What? You don’t know who Doc Savage is? For Shame! No, seriously, shame on you. Go stand in the corner and count to 1933….

Done? Okay, quick version… Doc Savage is a character from a series of pulp novels created by Lester Dent way back in the 1930s. Doc is the son of an Indiana Jones-type explorer who was raised by scientists and sent around the world to study with yogis, chemists, doctors, etc. etc. He’s basically learned everything he could possibly need to know to be a great adventurer and he’s the peak physical specimen of human. He can swing through trees like Tarzan, he can out wrestle Davy Crocket, he’s a super genius scientist, doctor, engineer, etc. etc. Oh, and his family has this weird congenital condition that makes their skin bronze-hued and their eyes golden flake colored.

Doc solved mysteries and defeated bad guys using a combination of his mental prowess and herculean strength and endurance. He was aided by his Fabulous Five- old war buddies who often provided the comic relief in the stories or who got captured so Doc could rescue them.

Doc Savage novels weren’t the best examples of literature, but they are a blast to read and contain many elements you will recognize from other science fiction tales- but Doc was first and Lester Dent is clearly an unacknowledged visionary that I put up there with Jules Verne. Don’t laugh- I’m serious.

Kong? He’s a giant gorilla. Surely you knew that…

The novel opens with Doc returning home to his offices at the Empire State Building right after Kong has been blown away by the Army Air Corps. Doc and his team are asked to handle the disposal of the big guy, a massive engineering feat I had never really considered. Most shocking though, is Doc’s admission to his friends that he knows Kong! He met him long ago! Doc then sits back and relates the tale of his journey to Skull Island with his father early in his career, before he became the world-renowned adventurer/philanthropist of his own book series.

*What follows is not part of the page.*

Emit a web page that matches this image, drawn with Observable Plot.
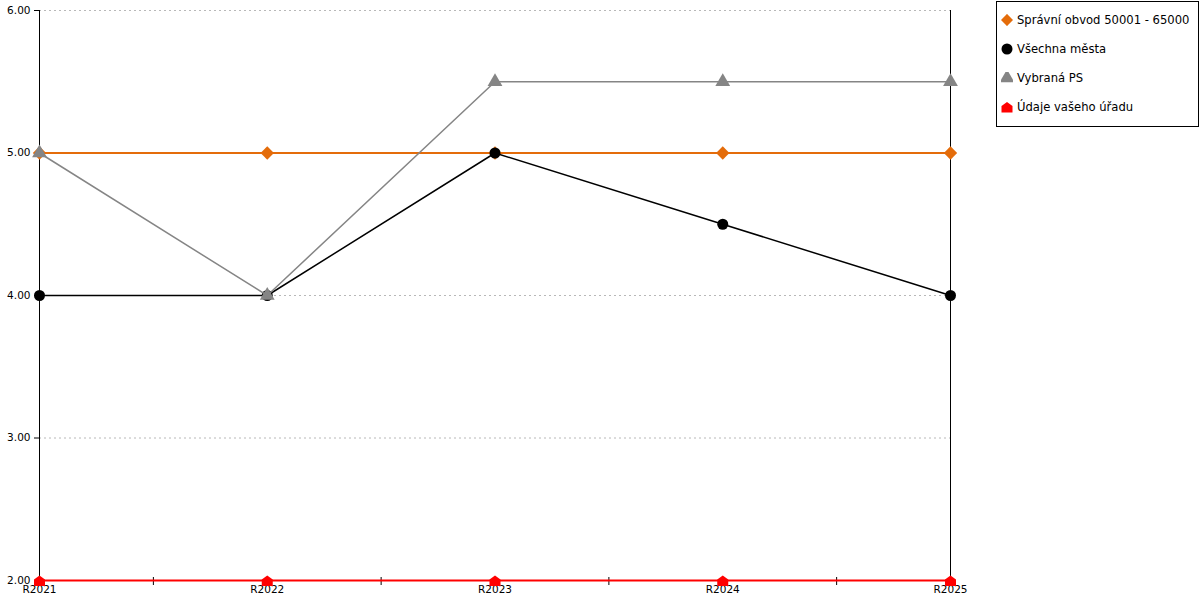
<!DOCTYPE html>
<html>
<head>
<meta charset="utf-8">
<script src="https://cdn.jsdelivr.net/npm/d3@7"></script>
<script src="https://cdn.jsdelivr.net/npm/@observablehq/plot@0.6"></script>
<style>
  body { margin: 0; background: white; font-family: "DejaVu Sans", sans-serif; }
  #wrap { position: relative; width: 1200px; height: 600px; }
  #legend { position: absolute; left: 996px; top: 1px; width: 201px; height: 124px; border: 1px solid black; background: white; }
  .item { position: absolute; left: 0; height: 16px; line-height: 16px; font-size: 11.6px; color: black; white-space: nowrap; }
  .item svg { position: absolute; left: 4px; top: 2px; }
  .item span { position: absolute; left: 20px; top: 0; }
</style>
</head>
<body>
<div id="wrap"><div id="chart"></div><div id="legend"></div></div>
<script>
const years = ["R2021", "R2022", "R2023", "R2024", "R2025"];
const sprObvod = [5, 5, 5, 5, 5];
const vsechnaMesta = [4, 4, 5, 4.5, 4];
const vybranaPS = [5, 4, 5.5, 5.5, 5.5];
const vasUrad = [2, 2, 2, 2, 2];
const seriesNames = ["Správní obvod 50001 - 65000", "Všechna města", "Vybraná PS", "Údaje vašeho úřadu"];
const yTicks = [2, 3, 4, 5, 6];

const house = {
  draw(context, size) {
    const k = Math.sqrt(size / (Math.PI * 25));
    context.moveTo(0, -4.5 * k);
    context.lineTo(5 * k, -1 * k);
    context.lineTo(5 * k, 5 * k);
    context.lineTo(-5 * k, 5 * k);
    context.lineTo(-5 * k, -1 * k);
    context.closePath();
  }
};

const series = [
  {name: seriesNames[0], values: sprObvod, color: "#E46C0A", symbol: "diamond2", r: 6, sw: 2},
  {name: seriesNames[1], values: vsechnaMesta, color: "#000000", symbol: "circle", r: 5.5, sw: 1.5},
  {name: seriesNames[2], values: vybranaPS, color: "#858585", symbol: "triangle", r: 5.5, sw: 1.5},
  {name: seriesNames[3], values: vasUrad, color: "#FF0000", symbol: house, r: 5.5, sw: 2}
];

const idx = years.map((_, i) => i);
const mids = idx.slice(0, -1).map(i => i + 0.5);

const marks = [
  Plot.gridY({ticks: yTicks.filter(t => t > 2), stroke: "#b8b8b8", strokeOpacity: 1, strokeDasharray: "2,3"}),
  Plot.ruleX([0, years.length - 1], {stroke: "black", strokeWidth: 1}),
  Plot.ruleY([2], {stroke: "black"}),
  Plot.axisY({ticks: yTicks, tickFormat: d3.format(".2f"), tickSize: 5, tickPadding: 4, label: null}),
  Plot.axisX({ticks: mids, tickFormat: () => "", tickSize: 8, dy: -3, label: null}),
  Plot.axisX({ticks: idx, tickFormat: i => years[i], tickSize: 0, tickPadding: 5, label: null})
];
for (const s of series) {
  marks.push(Plot.line(idx, {x: i => i, y: i => s.values[i], stroke: s.color, strokeWidth: s.sw}));
  marks.push(Plot.dot(idx, {x: i => i, y: i => s.values[i], symbol: s.symbol, fill: s.color, stroke: "none", r: s.r}));
}

const chart = Plot.plot({
  width: 1200,
  height: 600,
  marginLeft: 39,
  marginRight: 250,
  marginTop: 10,
  marginBottom: 20,
  style: {fontFamily: "DejaVu Sans", fontSize: "10.5px", color: "black", background: "white"},
  x: {type: "linear", domain: [0, years.length - 1]},
  y: {domain: [2, 6]},
  marks
});
document.getElementById("chart").appendChild(chart);

// legend
const legend = d3.select("#legend");
const centers = [18, 47, 76, 105];
series.forEach((s, j) => {
  const item = legend.append("div").attr("class", "item").style("top", (centers[j] - 8) + "px");
  const svg = item.append("svg").attr("width", 12).attr("height", 12);
  let symType;
  if (s.symbol === "diamond2") symType = d3.symbolDiamond2;
  else if (s.symbol === "circle") symType = d3.symbolCircle;
  else if (s.symbol === "triangle") symType = d3.symbolTriangle;
  else symType = s.symbol;
  const rr = Math.min(s.r, 5.5);
  const size = Math.PI * rr * rr;
  svg.append("path")
    .attr("transform", "translate(6,6)")
    .attr("d", d3.symbol(symType, size)())
    .attr("fill", s.color);
  item.append("span").text(s.name);
});
</script>
</body>
</html>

And that’s where it gets good.

I hate to say this, because I’ve always been a fan of author Will Murray’s since his ghost writing The Destroyer days, but the carcass-removing part of the book is dreadfully slow. He gives us excruciatingly slow, hyper-detailed descriptions of King Korpse being hauled away. We read darn near every creak and groan of block and tackle as the mega monkey is moved. No explosions, no fighting. No action.

It was hard to read.

Then came Doc almost bragging about the Savage family’s past exploits. What the hell? Doc is normally very introverted and withdrawn. He simply does not talk about himself. This was very out of character.

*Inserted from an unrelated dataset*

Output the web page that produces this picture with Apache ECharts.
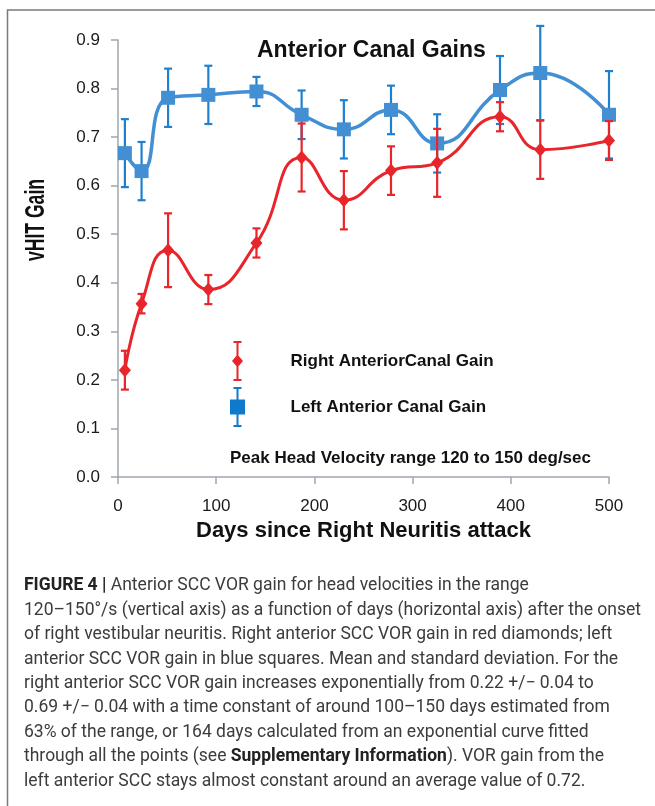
<!DOCTYPE html>
<html>
<head>
<meta charset="utf-8">
<script src="https://cdn.jsdelivr.net/npm/echarts@6/dist/echarts.min.js"></script>
<style>
html,body{margin:0;padding:0;background:#fff;}
#chart{width:655px;height:806px;}
</style>
</head>
<body>
<div id="chart"></div>
<script>
// ---------- data ----------
const days = [7, 24, 51, 92, 141, 187, 230, 278, 325, 389, 430, 500];
const leftGain  = [0.667, 0.630, 0.781, 0.787, 0.794, 0.746, 0.716, 0.756, 0.687, 0.797, 0.832, 0.746];
const leftSD    = [0.070, 0.060, 0.060, 0.060, 0.030, 0.050, 0.060, 0.050, 0.060, 0.070, 0.097, 0.090];
const rightGain = [0.220, 0.357, 0.467, 0.386, 0.482, 0.658, 0.570, 0.631, 0.647, 0.742, 0.674, 0.693];
const rightSD   = [0.040, 0.020, 0.076, 0.030, 0.030, 0.070, 0.060, 0.050, 0.070, 0.030, 0.060, 0.040];
const xTicks = [0, 100, 200, 300, 400, 500];
const yTicks = [0.0, 0.1, 0.2, 0.3, 0.4, 0.5, 0.6, 0.7, 0.8, 0.9];

const rightName = 'Right AnteriorCanal Gain';
const leftName = 'Left Anterior Canal Gain';
const titleText = 'Anterior Canal Gains';
const noteText = 'Peak Head Velocity range 120 to 150 deg/sec';
const xName = 'Days since Right Neuritis attack';
const yName = 'vHIT Gain';
const captionLines = [
  '{b|FIGURE 4 |} Anterior SCC VOR gain for head velocities in the range',
  '120–150°/s (vertical axis) as a function of days (horizontal axis) after the onset',
  'of right vestibular neuritis. Right anterior SCC VOR gain in red diamonds; left',
  'anterior SCC VOR gain in blue squares. Mean and standard deviation. For the',
  'right anterior SCC VOR gain increases exponentially from 0.22 +/− 0.04 to',
  '0.69 +/− 0.04 with a time constant of around 100–150 days estimated from',
  '63% of the range, or 164 days calculated from an exponential curve fitted',
  'through all the points (see {b|Supplementary Information}). VOR gain from the',
  'left anterior SCC stays almost constant around an average value of 0.72.'
];

// ---------- styles ----------
const RED = '#e8252b';
const BLUE = '#4290d3';
const BLUE_BAR = '#1f80cf';
const AXIS = '#9ea6ad';
const FONT = '"Liberation Sans", Arial, sans-serif';
const CAPFONT = 'Roboto, "Liberation Sans", sans-serif';

const chart = echarts.init(document.getElementById('chart'), null, {renderer: 'canvas'});

function errSeries(name, gain, sd, color) {
  return {
    name: name + ' SD',
    type: 'custom',
    data: days.map((d, i) => [d, gain[i] - sd[i], gain[i] + sd[i]]),
    encode: {x: 0, y: [1, 2]},
    z: color === RED ? 4 : 2,
    silent: true,
    renderItem: function (params, api) {
      const x = api.value(0);
      const lo = api.coord([x, api.value(1)]);
      const hi = api.coord([x, api.value(2)]);
      const w = 4;
      const st = {stroke: color, lineWidth: 2.2};
      return {
        type: 'group',
        children: [
          {type: 'line', shape: {x1: hi[0], y1: hi[1], x2: lo[0], y2: lo[1]}, style: st},
          {type: 'line', shape: {x1: hi[0] - w, y1: hi[1], x2: hi[0] + w, y2: hi[1]}, style: st},
          {type: 'line', shape: {x1: lo[0] - w, y1: lo[1], x2: lo[0] + w, y2: lo[1]}, style: st}
        ]
      };
    }
  };
}

// measure caption width for horizontal fit
const mctx = document.createElement('canvas').getContext('2d');
const capSize = 17.5;
mctx.font = capSize + 'px ' + CAPFONT;
const capScale = 617 / mctx.measureText(captionLines[1]).width;

const graphics = [
  {type: 'polyline', silent: true, shape: {points: [[7.5, 806], [7.5, 10], [655, 10]]},
   style: {stroke: '#7a7a7a', lineWidth: 1.5, fill: null}},
  {type: 'text', x: 230, y: 458, silent: true,
   style: {text: noteText, font: 'bold 17px ' + FONT, fill: '#111', verticalAlign: 'middle'}},
  {type: 'text', x: 37, y: 220, rotation: Math.PI / 2, scaleX: 82 / (4.668 * 27), silent: true,
   style: {text: yName, font: 'bold 27px ' + FONT, fill: '#111', align: 'center', verticalAlign: 'middle'}}
];
captionLines.forEach((ln, i) => {
  graphics.push({
    type: 'text', x: 24, y: 586 + i * 24.4, scaleX: capScale, silent: true,
    style: {
      text: ln, fontSize: capSize, fontFamily: CAPFONT, fill: '#3c3c3c', verticalAlign: 'middle',
      rich: {b: {fontSize: capSize, fontFamily: CAPFONT, fontWeight: 'bold', fill: '#222'}}
    }
  });
});

const redIcon = 'path://M1.5 0H9.5V2H1.5Z M1.5 38H9.5V40H1.5Z M4.5 2H6.5V38H4.5Z M5.5 13.5L11 20L5.5 26.5L0 20Z';
const blueIcon = 'path://M3.5 0H11.5V2H3.5Z M3.5 38H11.5V40H3.5Z M6.5 2H8.5V38H6.5Z M0 12.5H15V27.5H0Z';

const option = {
  backgroundColor: '#fff',
  animation: false,
  title: {
    text: titleText, left: 257, top: 39, padding: 0,
    textStyle: {fontFamily: FONT, fontSize: 23, fontWeight: 'bold', color: '#111'}
  },
  legend: {
    orient: 'vertical', left: 230, top: 341, padding: 0,
    itemWidth: 16, itemHeight: 40, itemGap: 6, selectedMode: false,
    textStyle: {fontFamily: FONT, fontSize: 17, fontWeight: 'bold', color: '#111', padding: [0, 0, 0, 40]},
    data: [
      {name: rightName, icon: redIcon, itemStyle: {color: RED}},
      {name: leftName, icon: blueIcon, itemStyle: {color: '#0f7acb'}}
    ]
  },
  grid: {left: 118, right: 46, top: 40, bottom: 329, containLabel: false},
  xAxis: {
    type: 'value', min: xTicks[0], max: xTicks[xTicks.length - 1], interval: 100,
    name: xName, nameLocation: 'middle', nameGap: 35,
    nameTextStyle: {fontFamily: FONT, fontSize: 22, fontWeight: 'bold', color: '#111'},
    axisLine: {show: true, lineStyle: {color: AXIS, width: 1.5}},
    axisTick: {show: true, length: 7, lineStyle: {color: AXIS, width: 1.5}},
    splitLine: {show: false},
    axisLabel: {fontFamily: FONT, fontSize: 17, color: '#1a1a1a', margin: 21}
  },
  yAxis: {
    type: 'value', min: yTicks[0], max: yTicks[yTicks.length - 1], interval: 0.1,
    axisLine: {show: true, lineStyle: {color: AXIS, width: 1.5}},
    axisTick: {show: true, length: 7, lineStyle: {color: AXIS, width: 1.5}},
    splitLine: {show: false},
    axisLabel: {fontFamily: FONT, fontSize: 17, color: '#1a1a1a', margin: 18,
      formatter: v => v.toFixed(1)}
  },
  graphic: graphics,
  series: [
    errSeries(leftName, leftGain, leftSD, BLUE_BAR),
    {
      name: leftName, type: 'line', smooth: 0.5, z: 3,
      data: days.map((d, i) => [d, leftGain[i]]),
      symbol: 'rect', symbolSize: 14, showAllSymbol: true,
      itemStyle: {color: BLUE}, lineStyle: {color: BLUE, width: 3.5}
    },
    errSeries(rightName, rightGain, rightSD, RED),
    {
      name: rightName, type: 'line', smooth: 0.5, z: 5,
      data: days.map((d, i) => [d, rightGain[i]]),
      symbol: 'diamond', symbolSize: [12, 14], showAllSymbol: true,
      itemStyle: {color: RED}, lineStyle: {color: RED, width: 3}
    }
  ]
};
chart.setOption(option);
</script>
</body>
</html>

Thankfully, it all went away, when Doc settled back to tell the tale of how he met Kong…

The first incarnation of Doc Savage from1933 (interestingly the same year King Kong hit the screen.)
The first incarnation of Doc Savage from1933 (interestingly the same year King Kong hit the screen.)

One of the best book series I ever read was the saga of Horatio Hornblower, by C.S. Forester. No science fiction, no kung fu, just sailing ships, black powder and a lot of action. A lot of astonishingly detailed action. You were there, on the deck with Horatio. Engrossing novels I couldn’t put down, despite them lacking robots, barbarians or zombies. I loved them.

Will Murray has totally captured that feeling. We read as Doc meets up with his father and goes sailing away in search of his missing grandfather, Stormalong Savage. (Google Stormalong if you aren’t familiar with the name). They work the decks, furl the sails, etc. etc. It was totally like reading Horatio Hornblower all over again with creaking decks, jib sails and what not.

And we get to see a young, cocky Doc, who thought war was thrilling and is just aching to go out and bust heads again. Not the reserved, wise Doc who avoids violence whenever possible and is shrewd and cunning. No, no, the pre-Kong Doc is a bold adventurer who’s a little on the reckless side.

All this combines to make for a great read. Doc Savage’s adventures have always been great fun, but by spinning a tale of a young Doc, without his friends, Murray has given us something new and more exciting than before. I’m about two thirds through this wonderful novel, wishing I had more time to finish it or a digital copy so I could read in the dark.

Skull Island is a great start to what looks to be a whole series of new Doc Adventures from Will Murray and the fine folks at Altus Press!